The mocking look faded from his face, as he took in her expression.
"It's nothing to be nervous about, Clary," he said, his voice unexpectedly gentle. With his free hand, he smoothed a wind-blown curl back from her face, and the brush of his fingertips was like an electric current tingling along her skin.
"Really it's not," he said firmly. "I promise."
With a sigh, Clary pulled her feet up onto the bench and wrapped her arms round her knees. "I know." She thought of telling Jace he'd misread her face and decided against it.
"I think it's mainly the not-knowing thing that's getting to me," she said, pressing her chin into the worn denim of her knees. Jace had stuck his dagger back in his belt and was fiddling with the shards of his soda can now, the way he did when he was unsettled, twisting the razor-sharp ribbons restlessly between his long fingers.
"Starting to become properly part of the Shadow World — it's like I'm suddenly a small child again: clueless about the most basic things, stuff everyone takes for granted." She hugged her knees tighter. "I guess I just hate not having the faintest idea what to expect."
Jace was silent for a moment.
"It's not a big deal." he said slowly. "Honestly. But you should probably talk to Isabelle or Alec. Or Luke." His voice was uninflected, but Clary could feel the sudden tension in his body. "My own experience was—" He hesitated, eyes on the twisted metal in his hands.
"Different," he finished eventually. "It's not anything you can go by." His fair head was bent, his face invisible beneath the gold, veiling curls. Clary could see a pulse beating at his throat. According to Isabelle, it wasn't something Jace talked about. He'd been too young, she said.
"Jace, what happened?" she asked gently, when it was clear he wasn't going to go on.
He was silent for so long she thought he wasn't going to answer. When at last he looked up, his face was a tangle of conflicting emotions. Reaching for his hand, Clary wound her small fingers around his strong, slender ones, the faded tracery of old Marks curling round them like scraps of lace. Even lying loose in her hand, she could feel their coiled strength.

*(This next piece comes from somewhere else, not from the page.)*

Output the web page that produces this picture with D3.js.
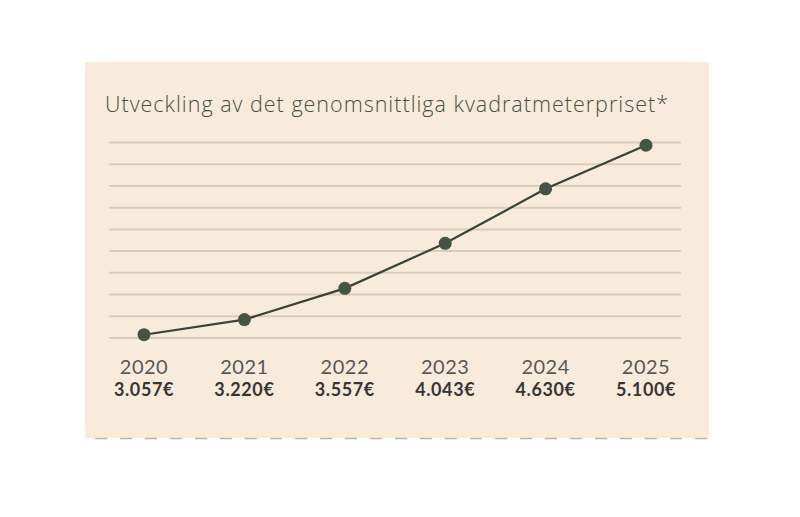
<!DOCTYPE html>
<html>
<head>
<meta charset="utf-8">
<script src="https://cdn.jsdelivr.net/npm/d3@7"></script>
<style>
  body { margin: 0; background: #fff; }
  svg { display: block; }
</style>
</head>
<body>
<script>
// data
var years = ["2020", "2021", "2022", "2023", "2024", "2025"];
var prices = [3057, 3220, 3557, 4043, 4630, 5100];
var priceLabels = ["3.057€", "3.220€", "3.557€", "4.043€", "4.630€", "5.100€"];
var gridCount = 10;

var W = 800, H = 517;

var svg = d3.select('body')
  .append('svg')
  .attr('width', W)
  .attr('height', H);

// beige panel
svg.append('rect')
  .attr('x', 85).attr('y', 62)
  .attr('width', 624).attr('height', 376)
  .style('fill', '#f9ebdb');

// dashed bottom edge
svg.append('line')
  .attr('x1', 95).attr('x2', 709)
  .attr('y1', 438.5).attr('y2', 438.5)
  .style('stroke', '#b9b3ad')
  .style('stroke-width', 1.5)
  .style('stroke-dasharray', '12,13');

svg.append('text')
  .attr('x', 105).attr('y', 112)
  .attr('textLength', 563)
  .attr('lengthAdjust', 'spacing')
  .style('font-family', 'Open Sans')
  .style('font-weight', 300)
  .style('font-size', '21.5px')
  .style('fill', '#465044')
  .text('Utveckling av det genomsnittliga kvadratmeterpriset*');

var x = d3.scalePoint()
  .domain(years)
  .range([144, 646]);

var y = d3.scaleLinear()
  .domain([3000, 5200])
  .range([340, 136]);

// grid lines (decorative, evenly spaced)
var gy = d3.scaleLinear()
  .domain([0, gridCount - 1])
  .range([142.5, 338]);

svg.selectAll('.grid')
  .data(d3.range(gridCount))
  .enter()
  .append('line')
  .classed('grid', true)
  .attr('x1', 109).attr('x2', 681)
  .attr('y1', function(d){ return gy(d); })
  .attr('y2', function(d){ return gy(d); })
  .style('stroke', '#d8ccbd')
  .style('stroke-width', 2);

var pts = years.map(function(yr, i){ return {year: yr, v: prices[i], label: priceLabels[i]}; });

var line = d3.line()
  .x(function(d){ return x(d.year); })
  .y(function(d){ return y(d.v); });

svg.append('path')
  .datum(pts)
  .attr('d', line)
  .style('fill', 'none')
  .style('stroke', '#3b4239')
  .style('stroke-width', 2.2);

svg.selectAll('.dot')
  .data(pts)
  .enter()
  .append('circle')
  .classed('dot', true)
  .attr('cx', function(d){ return x(d.year); })
  .attr('cy', function(d){ return y(d.v); })
  .attr('r', 6.5)
  .style('fill', '#465345');

// year labels
svg.selectAll('.yr')
  .data(pts)
  .enter()
  .append('text')
  .classed('yr', true)
  .attr('x', function(d){ return x(d.year); })
  .attr('y', 374)
  .attr('text-anchor', 'middle')
  .style('font-family', 'Lato')
  .style('font-weight', 400)
  .style('font-size', '20px')
  .style('letter-spacing', '0.5px')
  .style('fill', '#585858')
  .text(function(d){ return d.year; });

// price labels
svg.selectAll('.val')
  .data(pts)
  .enter()
  .append('text')
  .classed('val', true)
  .attr('x', function(d){ return x(d.year); })
  .attr('y', 396)
  .attr('text-anchor', 'middle')
  .style('font-family', 'Lato')
  .style('font-weight', 700)
  .style('font-size', '18px')
  .style('letter-spacing', '0.6px')
  .style('fill', '#363636')
  .text(function(d){ return d.label; });
</script>
</body>
</html>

Jace sighed, and his eyes lifted to hers then, wide and dark and undefended. He looked suddenly terribly vulnerable, and Clary thought of the way he had gazed at her on the steps of the Accords Hall the night of the victory celebrations — as if all the protective walls he'd thrown up around himself for so long had tumbled flat.

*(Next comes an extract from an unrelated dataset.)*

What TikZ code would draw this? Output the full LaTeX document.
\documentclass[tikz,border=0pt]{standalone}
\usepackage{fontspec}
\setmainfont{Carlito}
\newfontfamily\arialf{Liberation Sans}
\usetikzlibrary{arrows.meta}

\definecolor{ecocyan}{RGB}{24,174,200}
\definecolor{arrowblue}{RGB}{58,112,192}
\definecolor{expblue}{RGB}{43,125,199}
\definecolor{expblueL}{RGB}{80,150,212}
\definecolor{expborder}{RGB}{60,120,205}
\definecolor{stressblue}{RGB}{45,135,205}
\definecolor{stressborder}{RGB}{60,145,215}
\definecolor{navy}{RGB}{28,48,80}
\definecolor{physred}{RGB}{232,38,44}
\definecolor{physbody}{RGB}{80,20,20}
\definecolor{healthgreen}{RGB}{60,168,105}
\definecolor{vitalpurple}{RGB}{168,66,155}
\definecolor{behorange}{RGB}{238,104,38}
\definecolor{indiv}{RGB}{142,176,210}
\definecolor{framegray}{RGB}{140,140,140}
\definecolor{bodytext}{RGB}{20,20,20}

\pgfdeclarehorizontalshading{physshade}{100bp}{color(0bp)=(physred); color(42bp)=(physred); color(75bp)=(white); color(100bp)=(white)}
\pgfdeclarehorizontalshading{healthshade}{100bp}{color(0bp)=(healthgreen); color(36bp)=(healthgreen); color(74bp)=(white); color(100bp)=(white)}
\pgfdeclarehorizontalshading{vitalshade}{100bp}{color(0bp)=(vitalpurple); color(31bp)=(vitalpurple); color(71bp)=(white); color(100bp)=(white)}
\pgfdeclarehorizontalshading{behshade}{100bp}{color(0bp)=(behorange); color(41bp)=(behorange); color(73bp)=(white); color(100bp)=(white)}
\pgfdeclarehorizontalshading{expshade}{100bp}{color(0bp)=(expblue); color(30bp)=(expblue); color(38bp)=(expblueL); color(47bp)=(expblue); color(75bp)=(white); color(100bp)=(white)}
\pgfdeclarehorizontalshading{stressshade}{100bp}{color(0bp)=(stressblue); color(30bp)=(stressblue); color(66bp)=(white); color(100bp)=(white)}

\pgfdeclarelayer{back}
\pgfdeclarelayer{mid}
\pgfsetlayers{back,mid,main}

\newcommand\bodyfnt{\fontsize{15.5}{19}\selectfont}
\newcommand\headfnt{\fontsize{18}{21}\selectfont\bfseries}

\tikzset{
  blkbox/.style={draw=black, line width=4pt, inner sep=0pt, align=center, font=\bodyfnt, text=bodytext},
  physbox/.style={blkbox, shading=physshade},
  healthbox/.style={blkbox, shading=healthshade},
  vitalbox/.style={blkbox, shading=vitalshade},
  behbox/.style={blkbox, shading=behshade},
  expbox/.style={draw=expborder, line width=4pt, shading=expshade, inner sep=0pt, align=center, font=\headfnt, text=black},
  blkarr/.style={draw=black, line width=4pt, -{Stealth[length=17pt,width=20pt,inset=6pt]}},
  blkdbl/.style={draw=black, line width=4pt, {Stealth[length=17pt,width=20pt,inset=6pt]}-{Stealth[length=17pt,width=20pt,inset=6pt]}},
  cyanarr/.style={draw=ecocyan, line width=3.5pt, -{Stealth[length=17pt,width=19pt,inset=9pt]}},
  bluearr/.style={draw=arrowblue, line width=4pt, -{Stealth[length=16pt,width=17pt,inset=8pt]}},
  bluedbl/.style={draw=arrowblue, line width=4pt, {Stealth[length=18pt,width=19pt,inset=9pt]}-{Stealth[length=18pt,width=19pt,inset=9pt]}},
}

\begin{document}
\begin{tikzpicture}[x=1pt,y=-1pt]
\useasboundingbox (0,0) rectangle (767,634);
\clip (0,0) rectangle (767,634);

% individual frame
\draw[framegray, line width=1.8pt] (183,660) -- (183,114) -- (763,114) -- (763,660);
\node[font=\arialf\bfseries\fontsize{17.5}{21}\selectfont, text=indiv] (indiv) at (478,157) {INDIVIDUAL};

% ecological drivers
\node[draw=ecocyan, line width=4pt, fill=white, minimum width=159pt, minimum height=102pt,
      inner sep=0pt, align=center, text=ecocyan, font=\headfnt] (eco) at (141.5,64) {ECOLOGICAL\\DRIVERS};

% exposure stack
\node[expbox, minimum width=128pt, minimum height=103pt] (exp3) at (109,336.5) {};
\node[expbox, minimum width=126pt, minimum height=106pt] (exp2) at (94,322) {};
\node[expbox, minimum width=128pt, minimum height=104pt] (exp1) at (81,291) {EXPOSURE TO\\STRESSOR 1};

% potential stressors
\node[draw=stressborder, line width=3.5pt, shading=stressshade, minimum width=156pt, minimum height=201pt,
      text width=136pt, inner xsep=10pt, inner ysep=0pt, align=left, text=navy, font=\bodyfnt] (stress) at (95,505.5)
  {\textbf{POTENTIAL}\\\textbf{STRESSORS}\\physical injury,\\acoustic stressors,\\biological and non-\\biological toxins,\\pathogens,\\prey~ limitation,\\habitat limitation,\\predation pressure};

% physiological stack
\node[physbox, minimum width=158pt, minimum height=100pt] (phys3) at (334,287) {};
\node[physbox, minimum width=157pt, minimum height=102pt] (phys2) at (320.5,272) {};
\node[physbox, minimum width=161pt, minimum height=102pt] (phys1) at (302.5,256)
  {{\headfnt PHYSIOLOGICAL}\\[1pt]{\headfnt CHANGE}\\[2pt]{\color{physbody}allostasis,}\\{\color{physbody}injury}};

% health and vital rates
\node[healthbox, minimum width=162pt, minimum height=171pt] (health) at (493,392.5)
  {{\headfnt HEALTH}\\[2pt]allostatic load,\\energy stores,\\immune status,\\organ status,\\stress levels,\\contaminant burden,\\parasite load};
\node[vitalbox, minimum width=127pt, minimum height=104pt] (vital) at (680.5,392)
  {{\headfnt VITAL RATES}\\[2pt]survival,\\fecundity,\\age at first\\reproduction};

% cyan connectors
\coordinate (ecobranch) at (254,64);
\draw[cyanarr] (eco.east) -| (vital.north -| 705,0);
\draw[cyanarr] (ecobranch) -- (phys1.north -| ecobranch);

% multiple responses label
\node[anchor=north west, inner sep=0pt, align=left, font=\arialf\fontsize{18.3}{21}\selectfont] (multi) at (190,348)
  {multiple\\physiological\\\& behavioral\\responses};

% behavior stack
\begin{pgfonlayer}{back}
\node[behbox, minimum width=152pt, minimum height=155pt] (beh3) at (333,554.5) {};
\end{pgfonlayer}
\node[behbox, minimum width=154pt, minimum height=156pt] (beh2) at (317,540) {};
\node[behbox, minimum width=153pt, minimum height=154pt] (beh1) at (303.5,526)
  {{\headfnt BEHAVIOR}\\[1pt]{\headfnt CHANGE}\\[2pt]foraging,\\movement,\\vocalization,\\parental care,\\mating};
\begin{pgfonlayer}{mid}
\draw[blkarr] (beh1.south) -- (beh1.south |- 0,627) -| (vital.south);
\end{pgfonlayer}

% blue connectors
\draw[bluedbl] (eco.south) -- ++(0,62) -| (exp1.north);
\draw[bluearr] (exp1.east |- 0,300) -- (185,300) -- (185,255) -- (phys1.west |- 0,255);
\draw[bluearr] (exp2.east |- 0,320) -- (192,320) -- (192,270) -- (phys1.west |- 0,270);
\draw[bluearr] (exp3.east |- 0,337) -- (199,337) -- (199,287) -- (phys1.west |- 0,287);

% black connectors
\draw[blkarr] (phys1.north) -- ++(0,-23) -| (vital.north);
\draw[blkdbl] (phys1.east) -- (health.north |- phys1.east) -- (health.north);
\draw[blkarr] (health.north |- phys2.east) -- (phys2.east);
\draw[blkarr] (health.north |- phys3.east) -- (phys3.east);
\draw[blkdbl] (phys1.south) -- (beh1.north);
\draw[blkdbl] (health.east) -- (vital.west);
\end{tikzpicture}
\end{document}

But he had seemed lost then, adrift. There was a light of quiet resolve in his face now, resolve and a trust so absolute it took her breath away. Not defencelessness, thought Clary, but deliberate and willing acquiescence — the composure of someone who sees the knife, and tranquilly bares their breast to the blade. You could do anything you wanted with me, and I would let you, he'd told her once.
"You really want to know?"
Clary nodded slowly. Suddenly she wasn't sure she did. But if Jace could bring himself to tell her — whatever it was — she could hear it. The wind was still rising, blowing off the river with a violence more typical of winter than early October. Pulling up her hood with a grimace, she waited.

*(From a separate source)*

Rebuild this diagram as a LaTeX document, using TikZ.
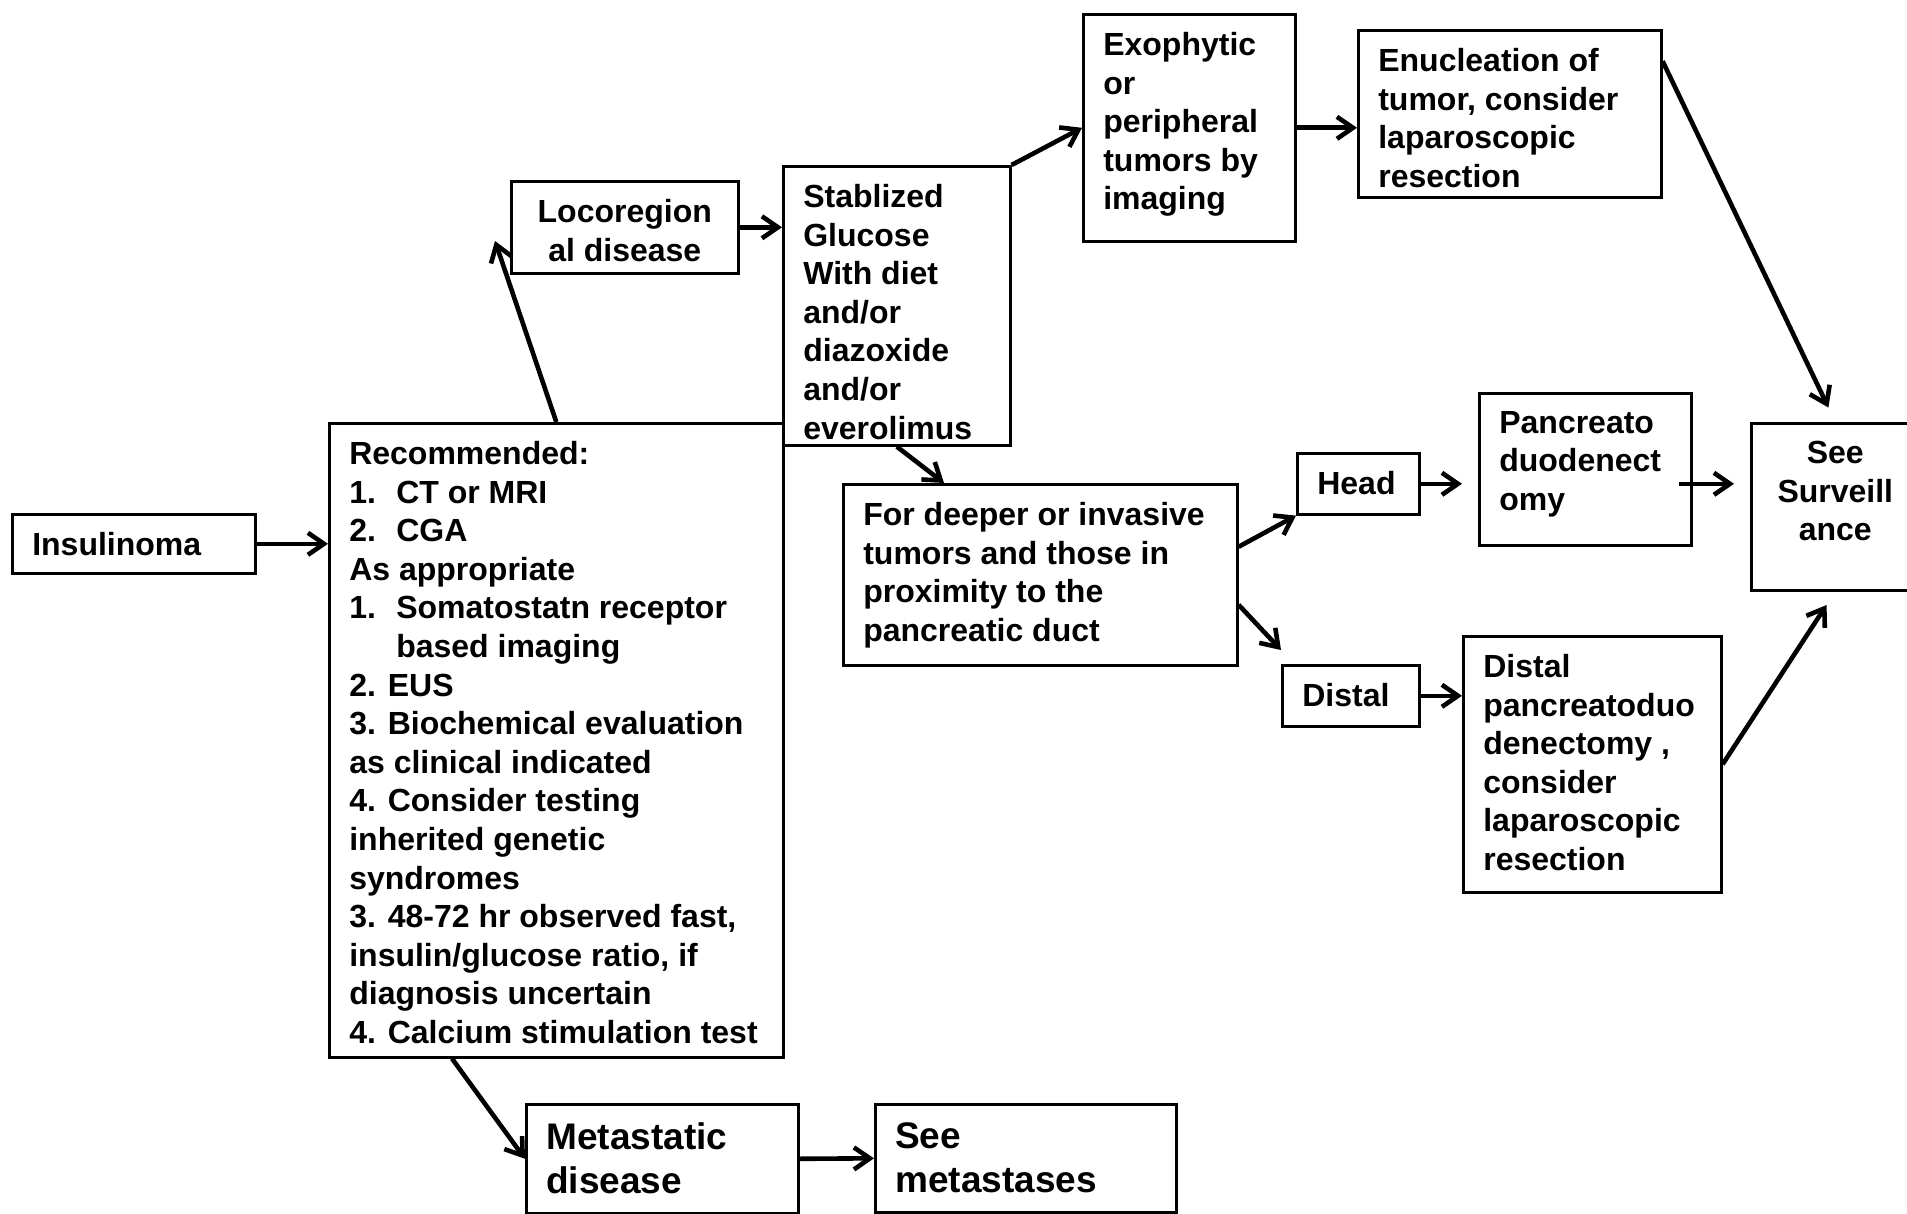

"Are you sitting comfortably?" He shot her a sardonic glance from underneath his lashes, and Clary was relieved to hear the familiar mocking edge back in his voice. "It's a long story." He sat in silence for a moment longer, playing absently with her fingers, before closing his hand deliberately around hers.
"I probably shouldn't tell it to you — you don't like Shadowhunter stories much, do you?" The ghost of a reminiscent smile passed across his face. "But I think I'd like you to hear it." The dull grey skies had dimmed the bright gold of his eyes to brass, but a steady light shone in their depths.
"It tells you something about the power of belief, I suppose: mind over matter or something like that." He smiled faintly.
"And about my — about your — father."
Disentangling his fingers gently from hers, he turned away towards the gun-metal river sliding relentlessly between its banks, and staring straight ahead, began to speak.